Lastly, and flowing from the above, we should look for organizations, groups and individuals who share our overall vision (defined relatively broadly), and seek to develop on-going relations with them, trying to build greater theoretical and practical unity over time. This may well mean substantial changes in the form of our organization.
I personally believe that most such groups and people will be found in the anarchist/libertarian milieu rather than in the Marxist or social democratic milieus. The latter are too burdened with statism. the belief in the inherent progressiveness of nationalized property and state planning and various other baggage that points toward state capitalism
A basic methodological rule of thumb is that our political work, theoretical and practical, should avoid being determined by abstract political categories. Just because some groups or persons define themselves differently than we do or use a different political terminology should not be a basis for rejecting entering into a dialogue and joint work with them.
Or, conversely, just because people define themselves as we do and use the same language should not mean we automatically agree Intellectual categories, especially political ones, can be misleading and intellectually crippling. For years, we called ourselves (Marxist-Leninist) Trotskyists, but did not agree with the fundamental values, let alone the less important things, of the groups that called themselves Trotskyists. This should be a lesson for us.
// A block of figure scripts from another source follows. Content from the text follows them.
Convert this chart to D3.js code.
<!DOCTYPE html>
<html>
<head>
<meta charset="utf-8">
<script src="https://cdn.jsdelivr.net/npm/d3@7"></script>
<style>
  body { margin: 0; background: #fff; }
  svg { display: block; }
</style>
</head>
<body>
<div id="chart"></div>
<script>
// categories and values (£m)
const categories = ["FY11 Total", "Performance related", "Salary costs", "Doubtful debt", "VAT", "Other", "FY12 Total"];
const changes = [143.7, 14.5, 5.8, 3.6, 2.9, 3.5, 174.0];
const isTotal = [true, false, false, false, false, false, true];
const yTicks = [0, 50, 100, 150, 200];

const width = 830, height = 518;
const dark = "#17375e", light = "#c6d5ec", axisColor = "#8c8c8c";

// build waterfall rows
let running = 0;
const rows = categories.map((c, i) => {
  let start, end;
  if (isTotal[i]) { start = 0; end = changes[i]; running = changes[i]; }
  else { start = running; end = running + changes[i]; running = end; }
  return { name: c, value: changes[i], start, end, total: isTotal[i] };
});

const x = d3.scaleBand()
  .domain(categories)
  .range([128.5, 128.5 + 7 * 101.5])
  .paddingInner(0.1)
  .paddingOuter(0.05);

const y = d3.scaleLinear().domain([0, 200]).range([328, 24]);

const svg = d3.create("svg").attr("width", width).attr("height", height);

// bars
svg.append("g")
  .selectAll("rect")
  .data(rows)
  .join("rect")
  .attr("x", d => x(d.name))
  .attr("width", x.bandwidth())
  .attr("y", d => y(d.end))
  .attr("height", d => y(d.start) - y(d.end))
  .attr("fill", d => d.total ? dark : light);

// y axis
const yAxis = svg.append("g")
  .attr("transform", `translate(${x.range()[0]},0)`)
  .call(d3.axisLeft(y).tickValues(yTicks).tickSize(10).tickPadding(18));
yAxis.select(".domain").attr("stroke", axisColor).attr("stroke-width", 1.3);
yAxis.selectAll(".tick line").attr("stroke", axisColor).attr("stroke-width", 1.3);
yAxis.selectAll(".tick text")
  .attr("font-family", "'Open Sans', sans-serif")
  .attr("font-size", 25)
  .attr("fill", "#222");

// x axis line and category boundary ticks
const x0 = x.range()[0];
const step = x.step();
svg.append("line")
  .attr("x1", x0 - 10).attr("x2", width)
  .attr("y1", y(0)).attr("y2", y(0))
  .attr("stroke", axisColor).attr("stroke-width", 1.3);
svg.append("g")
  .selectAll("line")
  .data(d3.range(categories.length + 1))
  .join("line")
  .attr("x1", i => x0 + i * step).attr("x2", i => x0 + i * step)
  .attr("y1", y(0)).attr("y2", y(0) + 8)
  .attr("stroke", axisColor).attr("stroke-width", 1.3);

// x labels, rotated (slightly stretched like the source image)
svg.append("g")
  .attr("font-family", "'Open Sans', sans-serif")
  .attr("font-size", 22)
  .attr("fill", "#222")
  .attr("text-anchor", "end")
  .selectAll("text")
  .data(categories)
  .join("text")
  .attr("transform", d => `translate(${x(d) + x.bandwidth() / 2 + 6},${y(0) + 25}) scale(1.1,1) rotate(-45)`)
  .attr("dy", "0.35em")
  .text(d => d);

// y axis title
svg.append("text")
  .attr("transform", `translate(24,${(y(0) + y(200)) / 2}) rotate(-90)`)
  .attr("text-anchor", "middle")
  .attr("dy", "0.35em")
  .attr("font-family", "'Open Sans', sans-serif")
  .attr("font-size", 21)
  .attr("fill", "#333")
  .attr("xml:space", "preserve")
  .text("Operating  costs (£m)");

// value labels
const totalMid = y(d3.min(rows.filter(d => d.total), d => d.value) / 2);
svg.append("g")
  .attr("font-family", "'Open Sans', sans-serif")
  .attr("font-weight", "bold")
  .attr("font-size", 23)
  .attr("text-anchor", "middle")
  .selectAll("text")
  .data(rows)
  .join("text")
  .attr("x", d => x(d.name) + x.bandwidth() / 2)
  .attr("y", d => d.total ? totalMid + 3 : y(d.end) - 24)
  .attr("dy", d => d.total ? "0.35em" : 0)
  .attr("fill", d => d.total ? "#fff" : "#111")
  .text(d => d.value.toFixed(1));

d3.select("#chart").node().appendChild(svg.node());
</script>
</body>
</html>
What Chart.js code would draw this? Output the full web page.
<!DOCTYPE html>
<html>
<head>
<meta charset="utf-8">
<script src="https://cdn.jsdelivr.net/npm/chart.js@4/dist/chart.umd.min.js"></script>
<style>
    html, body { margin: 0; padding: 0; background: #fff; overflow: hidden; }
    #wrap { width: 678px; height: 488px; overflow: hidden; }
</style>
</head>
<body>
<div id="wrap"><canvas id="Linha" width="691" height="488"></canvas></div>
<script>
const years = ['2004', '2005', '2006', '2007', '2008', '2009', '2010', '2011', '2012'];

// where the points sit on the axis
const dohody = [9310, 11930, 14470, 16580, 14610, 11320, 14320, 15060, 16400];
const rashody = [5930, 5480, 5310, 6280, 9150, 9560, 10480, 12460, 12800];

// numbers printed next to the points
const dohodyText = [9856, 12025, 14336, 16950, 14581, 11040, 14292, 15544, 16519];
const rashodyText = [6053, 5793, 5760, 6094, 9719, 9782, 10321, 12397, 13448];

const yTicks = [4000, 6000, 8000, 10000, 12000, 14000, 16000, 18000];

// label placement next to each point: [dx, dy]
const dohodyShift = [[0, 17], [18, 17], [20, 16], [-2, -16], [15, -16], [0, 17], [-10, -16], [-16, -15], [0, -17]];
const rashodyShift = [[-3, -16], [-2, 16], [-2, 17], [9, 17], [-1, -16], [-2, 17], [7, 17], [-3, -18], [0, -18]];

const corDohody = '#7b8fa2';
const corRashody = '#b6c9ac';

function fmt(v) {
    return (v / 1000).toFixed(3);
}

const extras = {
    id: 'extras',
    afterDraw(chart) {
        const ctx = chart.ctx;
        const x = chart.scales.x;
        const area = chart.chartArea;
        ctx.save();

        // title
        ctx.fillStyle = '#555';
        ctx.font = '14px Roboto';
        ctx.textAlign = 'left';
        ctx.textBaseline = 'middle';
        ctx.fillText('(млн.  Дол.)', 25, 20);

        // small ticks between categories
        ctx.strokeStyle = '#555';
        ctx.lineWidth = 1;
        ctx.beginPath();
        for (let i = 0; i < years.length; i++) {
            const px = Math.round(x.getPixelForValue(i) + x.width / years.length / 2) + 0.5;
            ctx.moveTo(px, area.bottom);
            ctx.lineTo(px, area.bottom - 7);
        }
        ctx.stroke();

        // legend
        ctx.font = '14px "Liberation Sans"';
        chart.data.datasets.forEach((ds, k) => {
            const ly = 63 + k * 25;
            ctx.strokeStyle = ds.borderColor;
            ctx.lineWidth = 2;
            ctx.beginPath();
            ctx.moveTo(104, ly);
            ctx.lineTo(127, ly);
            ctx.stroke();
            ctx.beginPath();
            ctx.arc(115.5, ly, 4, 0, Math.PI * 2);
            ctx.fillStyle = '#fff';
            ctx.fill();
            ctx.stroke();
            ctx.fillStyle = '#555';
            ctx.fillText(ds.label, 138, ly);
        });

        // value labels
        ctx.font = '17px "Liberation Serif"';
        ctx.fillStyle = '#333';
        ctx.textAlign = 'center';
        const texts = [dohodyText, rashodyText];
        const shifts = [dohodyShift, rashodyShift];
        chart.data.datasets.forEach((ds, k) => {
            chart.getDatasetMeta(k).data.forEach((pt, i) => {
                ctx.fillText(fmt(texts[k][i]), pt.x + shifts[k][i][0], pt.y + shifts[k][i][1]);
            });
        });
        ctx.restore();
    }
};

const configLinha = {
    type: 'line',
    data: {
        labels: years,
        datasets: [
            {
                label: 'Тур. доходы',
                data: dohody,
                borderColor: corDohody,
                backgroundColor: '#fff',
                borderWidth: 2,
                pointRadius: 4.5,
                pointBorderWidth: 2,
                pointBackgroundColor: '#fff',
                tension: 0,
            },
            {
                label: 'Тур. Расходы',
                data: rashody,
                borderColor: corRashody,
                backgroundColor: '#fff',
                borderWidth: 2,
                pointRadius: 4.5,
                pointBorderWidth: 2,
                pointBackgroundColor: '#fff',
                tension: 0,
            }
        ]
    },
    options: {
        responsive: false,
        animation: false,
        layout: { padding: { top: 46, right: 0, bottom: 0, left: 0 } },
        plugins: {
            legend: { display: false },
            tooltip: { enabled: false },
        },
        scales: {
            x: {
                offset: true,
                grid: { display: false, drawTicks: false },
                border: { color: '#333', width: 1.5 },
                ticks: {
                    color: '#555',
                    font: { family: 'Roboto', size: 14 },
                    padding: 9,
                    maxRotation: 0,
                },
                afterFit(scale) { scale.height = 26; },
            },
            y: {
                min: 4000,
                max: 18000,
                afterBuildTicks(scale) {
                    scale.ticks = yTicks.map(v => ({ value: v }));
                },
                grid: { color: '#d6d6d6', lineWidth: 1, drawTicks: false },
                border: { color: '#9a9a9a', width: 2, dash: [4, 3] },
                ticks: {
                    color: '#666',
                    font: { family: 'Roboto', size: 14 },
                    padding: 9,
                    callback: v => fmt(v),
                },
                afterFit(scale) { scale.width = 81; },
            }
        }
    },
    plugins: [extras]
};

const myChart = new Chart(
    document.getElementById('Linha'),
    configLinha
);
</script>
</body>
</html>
In this light, I don’t see what I have been proposing that the organization try to do as a drastic “turn” or reorientation of our politics. I see it as a kind of continuation of the political search that has defined our existence from the very beginning. This search —a search for a road to freedom—has taken us across the boundaries of traditional political categories. The search has been consistent and, in fact, more or less in the same direction. It just hasn’t let itself be determined, or at least not for long, by other people’s categories.
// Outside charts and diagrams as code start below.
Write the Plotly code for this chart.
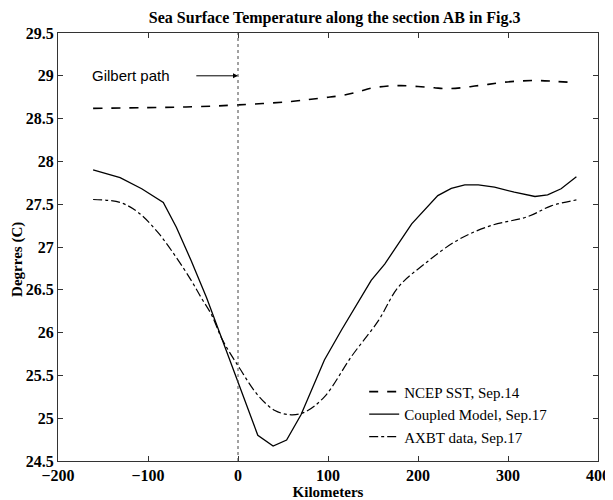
import plotly.graph_objects as go

# NCEP SST, Sep.14 (dashed)
ncep_km = [-161, -89, -44, 0, 59, 96, 115, 133, 148, 167, 181, 200, 218, 233, 248, 263, 278, 296, 315, 333, 352, 374]
ncep_t = [28.62, 28.63, 28.64, 28.66, 28.70, 28.745, 28.77, 28.81, 28.855, 28.88, 28.885, 28.875, 28.86, 28.85, 28.86, 28.88, 28.90, 28.925, 28.94, 28.945, 28.935, 28.92]

# Coupled Model, Sep.17 (solid)
model_km = [-161, -131, -107, -83, -68.5, -52, -35, -18.5, 0, 22, 39, 54, 70, 96, 115, 133, 148, 163, 193, 222, 237, 252, 267, 285, 307, 330, 344, 359, 376]
model_t = [27.90, 27.81, 27.68, 27.52, 27.23, 26.84, 26.41, 25.95, 25.41, 24.80, 24.675, 24.745, 25.04, 25.68, 26.03, 26.34, 26.61, 26.80, 27.27, 27.60, 27.685, 27.725, 27.725, 27.70, 27.64, 27.59, 27.61, 27.68, 27.82]

# AXBT data, Sep.17 (dash-dot)
axbt_km = [-161, -131, -111, -89, -70, -52, -41, -30, -17, 2, 22, 41, 59, 74, 96, 126, 156, 178, 207, 244, 281, 322, 348, 376]
axbt_t = [27.555, 27.52, 27.405, 27.17, 26.90, 26.61, 26.41, 26.22, 25.91, 25.58, 25.27, 25.09, 25.04, 25.07, 25.25, 25.72, 26.14, 26.53, 26.80, 27.08, 27.25, 27.355, 27.48, 27.55]

gilbert_km = 0
gilbert_label = "Gilbert path"
gilbert_label_km = -73
gilbert_label_t = 29.0
arrow_tail_km = -48

x_ticks = [-200, -100, 0, 100, 200, 300, 400]
y_ticks = [24.5, 25, 25.5, 26, 26.5, 27, 27.5, 28, 28.5, 29, 29.5]

serif = "Liberation Serif, Times New Roman, serif"

fig = go.Figure()
fig.add_trace(go.Scatter(x=ncep_km, y=ncep_t, mode="lines", name="NCEP SST, Sep.14",
                         line=dict(color="black", width=1.6, dash="dash", shape="spline")))
fig.add_trace(go.Scatter(x=model_km, y=model_t, mode="lines", name="Coupled Model, Sep.17",
                         line=dict(color="black", width=1.3)))
fig.add_trace(go.Scatter(x=axbt_km, y=axbt_t, mode="lines", name="AXBT data, Sep.17",
                         line=dict(color="black", width=1.2, dash="dashdot", shape="spline")))

fig.add_shape(type="line", xref="x", yref="paper", x0=gilbert_km, x1=gilbert_km, y0=0, y1=1,
              line=dict(color="#444", width=1, dash="dot"))

fig.add_annotation(x=gilbert_km, y=gilbert_label_t, ax=arrow_tail_km, ay=gilbert_label_t,
                   xref="x", yref="y", axref="x", ayref="y", text="", showarrow=True,
                   arrowhead=2, arrowsize=1, arrowwidth=1, arrowcolor="black")
fig.add_annotation(x=gilbert_label_km, y=gilbert_label_t, xref="x", yref="y", text=gilbert_label,
                   showarrow=False, xanchor="right",
                   font=dict(family="Liberation Sans, Arial, sans-serif", size=15, color="black"))

# y-axis label (placed slightly below the axis centre, as in the reference)
fig.add_annotation(x=-0.074, y=0.47, xref="paper", yref="paper", text="<b>Degrres (C)</b>",
                   textangle=-90, showarrow=False, xanchor="center", yanchor="middle",
                   font=dict(family=serif, size=15, color="black"))

axis_common = dict(showgrid=False, zeroline=False, showline=True, linecolor="#333", linewidth=1,
                   mirror="ticks", ticks="inside", ticklen=5, tickcolor="#333", automargin=False,
                   tickfont=dict(family=serif, size=16, color="black"))

fig.update_xaxes(range=[-200, 400], tickvals=x_ticks,
                 ticktext=[f"<b>{str(v).replace('-', chr(8722))}</b>" for v in x_ticks],
                 title=dict(text="<b>Kilometers</b>", font=dict(family=serif, size=15, color="black"), standoff=0),
                 **axis_common)
fig.update_yaxes(range=[24.5, 29.5], tickvals=y_ticks, ticktext=[f"<b>{v:g}</b>" for v in y_ticks],
                 **axis_common)

# the page body adds an 8px margin, so the figure is sized to fill the rest of the window
fig.update_layout(
    width=605, height=492,
    margin=dict(l=50, r=15, t=25, b=39),
    paper_bgcolor="white", plot_bgcolor="white",
    title=dict(text="<b>Sea Surface Temperature along the section AB in Fig.3</b>",
               x=0.54, xanchor="center", y=0.98, yanchor="middle",
               font=dict(family=serif, size=16, color="black")),
    legend=dict(x=0.567, y=0.2, xanchor="left", yanchor="top", bgcolor="rgba(0,0,0,0)",
                font=dict(family=serif, size=15, color="black"), tracegroupgap=0,
                itemwidth=30),
    showlegend=True,
)

fig.write_html("out.html")
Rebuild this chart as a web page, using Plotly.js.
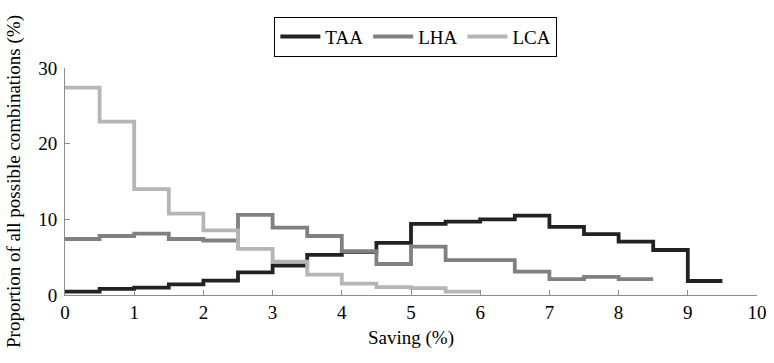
<!DOCTYPE html>
<html><head><meta charset="utf-8">
<script src="https://cdn.plot.ly/plotly-3.0.1.min.js"></script>
<style>html,body{margin:0;padding:0;background:#fff}#c{width:774px;height:363px}</style>
</head><body><div id="c"></div>
<script>
var binEdges = [0,0.5,1,1.5,2,2.5,3,3.5,4,4.5,5,5.5,6,6.5,7,7.5,8,8.5,9,9.5];
var taa = [0.45,0.8,0.97,1.4,1.9,3.0,3.9,5.3,5.7,6.9,9.4,9.7,10.0,10.5,9.0,8.05,7.05,5.95,1.85];
var lha = [7.4,7.8,8.1,7.4,7.2,10.6,8.9,7.8,5.8,4.1,6.4,4.6,4.6,3.1,2.1,2.4,2.1];
var lca = [27.4,22.9,14.0,10.75,8.55,6.1,4.4,2.7,1.5,1.05,0.9,0.45];
var names = ['TAA','LHA','LCA'];
var colors = ['#222222','#808080','#b5b5b5'];
var FONT = '"Liberation Serif", "Times New Roman", Times, serif';

function stepXY(vals){
  var x = binEdges.slice(0, vals.length + 1);
  var y = vals.concat([vals[vals.length-1]]);
  return {x:x, y:y};
}
var series = [taa, lha, lca];
var data = series.map(function(v,i){
  var s = stepXY(v);
  return {x:s.x, y:s.y, type:'scatter', mode:'lines', name:names[i],
    line:{shape:'hv', color:colors[i], width:3.8}};
});
var axisCommon = {
  showgrid:false, zeroline:false, showline:true, linecolor:'#8c8c8c', linewidth:1,
  ticks:'inside', ticklen:5, tickcolor:'#8c8c8c', tickwidth:1,
  tickfont:{family:FONT, size:19, color:'#000'}
};
var layout = {
  width:774, height:363,
  margin:{l:65, r:17, t:68, b:68, autoexpand:false},
  paper_bgcolor:'#fff', plot_bgcolor:'#fff',
  font:{family:FONT, color:'#000'},
  showlegend:true,
  legend:{orientation:'h', x:0.507, xanchor:'center', y:1.05, yanchor:'bottom',
    bordercolor:'#000', borderwidth:1, font:{family:FONT, size:19, color:'#000'},
    itemwidth:40, bgcolor:'#fff', tracegroupgap:0},
  xaxis:Object.assign({}, axisCommon, {range:[0,10], tickvals:[0,1,2,3,4,5,6,7,8,9,10],
    title:{text:'Saving (%)', font:{family:FONT, size:19}, standoff:8}}),
  yaxis:Object.assign({}, axisCommon, {range:[0,30], tickvals:[0,10,20,30], ticklabelstandoff:3,
    title:{text:'Proportion of all possible combinations (%)', font:{family:FONT, size:19}, standoff:12}})
};
Plotly.newPlot('c', data, layout, {displayModeBar:false, staticPlot:true});
</script></body></html>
Once, we were Marxists and Leninists, but not Trotskyists. For a while we were Trotskyists who thought Trotsky was wrong, insufficiently libertarian, about Russia. Now, in my opinion, we have passed the line that demarcates Trotskyism and Leninism into something else, something that we need to define We should let other people remain imprisoned by their categories and continue to determine our own, to be our own.
I think the main thing that has changed, the main thing that we have learned, is that there is no absolute knowledge. Before, we looked for some kind of system, some kind of ideology, that answered all questions. Now we know that that doesn’t exist and that systems and ideologies that claim to embody absolute knowledge, to answer all the questions, are inherently dangerous.
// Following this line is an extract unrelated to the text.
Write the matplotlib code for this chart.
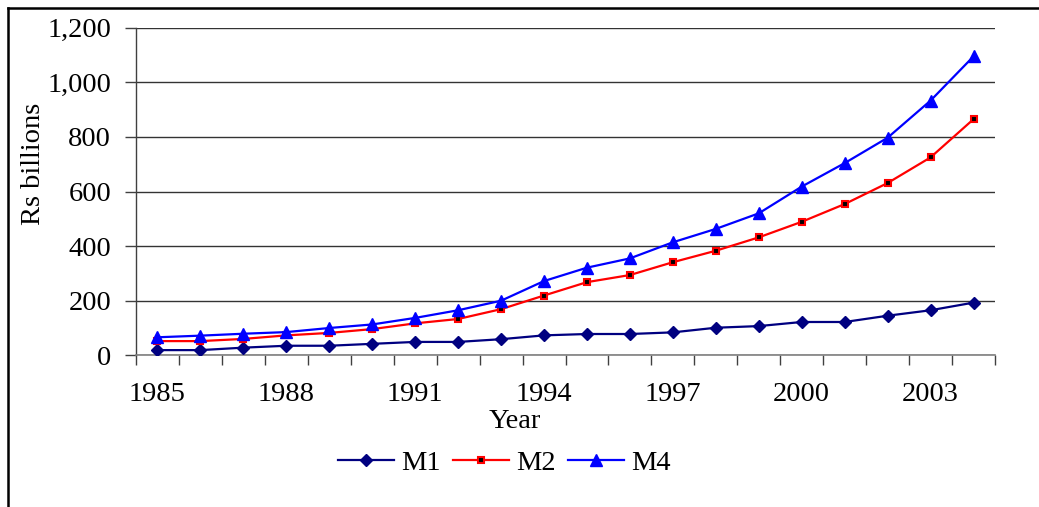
import numpy as np
import matplotlib
matplotlib.use("Agg")
import matplotlib.pyplot as plt
from matplotlib.lines import Line2D
from matplotlib.ticker import FuncFormatter

# Money supply aggregates, Rs billions
years = list(range(1985, 2005))
m1 = [19, 19, 28, 35, 35, 42, 49, 49, 59, 73, 78, 78, 84, 101, 107, 122, 122, 145, 165, 193]
m2 = [52, 52, 60, 73, 82, 96, 117, 133, 169, 219, 268, 294, 341, 383, 432, 489, 554, 631, 725, 865]
m4 = [66, 72, 79, 85, 100, 113, 137, 165, 200, 272, 321, 355, 414, 463, 520, 618, 704, 797, 933, 1095]
tick_years = [1985, 1988, 1991, 1994, 1997, 2000, 2003]

plt.rcParams['font.family'] = ['Liberation Serif', 'DejaVu Serif']
FS = 20.5

W, H = 1039, 507
fig = plt.figure(figsize=(W / 100, H / 100), dpi=100)
ax = fig.add_axes([136 / W, 1 - 355.3 / H, (995 - 136) / W, (355.3 - 27.7) / H])

x = np.arange(len(years))
ax.plot(x, m1, color='#000080', lw=1.6, marker='D', ms=6.2, mfc='#000080',
        mec='#000080', mew=1, label='M1', zorder=3)
ax.plot(x, m2, color='#FF0000', lw=1.6, marker='s', ms=3.8, mfc='black',
        mec='#FF0000', mew=1.5, label='M2', zorder=4)
ax.plot(x, m4, color='#0000FF', lw=1.6, marker='^', ms=8, mfc='#0000FF',
        mec='#0000FF', mew=1, label='M4', zorder=5)

ax.set_xlim(-0.5, len(years) - 0.5)
ax.set_ylim(0, 1200)
ax.set_yticks(np.arange(0, 1201, 200))
ax.yaxis.set_major_formatter(FuncFormatter(lambda v, p: f"{int(v):,}"))
ax.grid(axis='y', color='#333333', lw=1.0, zorder=1)
ax.set_axisbelow(True)

# category boundaries carry tick marks, labels sit under the points
ax.set_xticks(np.arange(-0.5, len(years), 1))
ax.set_xticklabels([])
ax.set_xticks([years.index(y) for y in tick_years], minor=True)
ax.set_xticklabels([str(y) for y in tick_years], minor=True, fontsize=FS)
ax.tick_params(axis='x', which='major', length=7, width=1, color='#404040', direction='out')
ax.tick_params(axis='x', which='minor', length=0, pad=19)
ax.tick_params(axis='y', length=8, width=1, color='#404040', direction='out',
               labelsize=FS, pad=10)

for s in ('top', 'right'):
    ax.spines[s].set_visible(False)
ax.spines['left'].set_color('#404040')
ax.spines['bottom'].set_color('#808080')
ax.spines['left'].set_linewidth(1)
ax.spines['bottom'].set_linewidth(1.2)

fig.text(515 / W, 1 - 421 / H, 'Year', fontsize=FS, ha='center', va='center')
fig.text(33 / W, 1 - 164 / H, 'Rs billions', fontsize=FS, ha='center', va='center',
         rotation=90)

ax.legend(loc='center', bbox_to_anchor=(504.5 / W, 1 - 463 / H),
          bbox_transform=fig.transFigure, ncol=3, frameon=False, fontsize=FS,
          handlelength=1.95, handletextpad=0.25, columnspacing=0.45,
          borderpad=0, borderaxespad=0)

# outer chart border
fig.add_artist(Line2D([8 / W, 1.01], [1 - 8 / H, 1 - 8 / H], color='black', lw=1.8,
                      transform=fig.transFigure))
fig.add_artist(Line2D([8 / W, 8 / W], [1 - 8 / H, -0.01], color='black', lw=1.8,
                      transform=fig.transFigure))

fig.savefig('out.png', dpi=100, facecolor='white')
Today, we know that the (relative, changing) truth can only be found through a dialogue, a discussion among different groups and individuals. Humanity can only solve its problems if it can discuss them, talk about them and arrive at democratic decisions, Lenin, following Marx (who in turn followed Hegel), subsumed dialogue in the dialectic of history (which eventually arrives at socialism) and an absolute knowledge of that history, Marxism
Although Lenin was subjectively for freedom, he helped snuff it out, because he believed that historical truth was embodied in the Bolshevik Party. We have to recognize that only a dialectic that never ceases, a dialogue among human beings, can lead to freedom.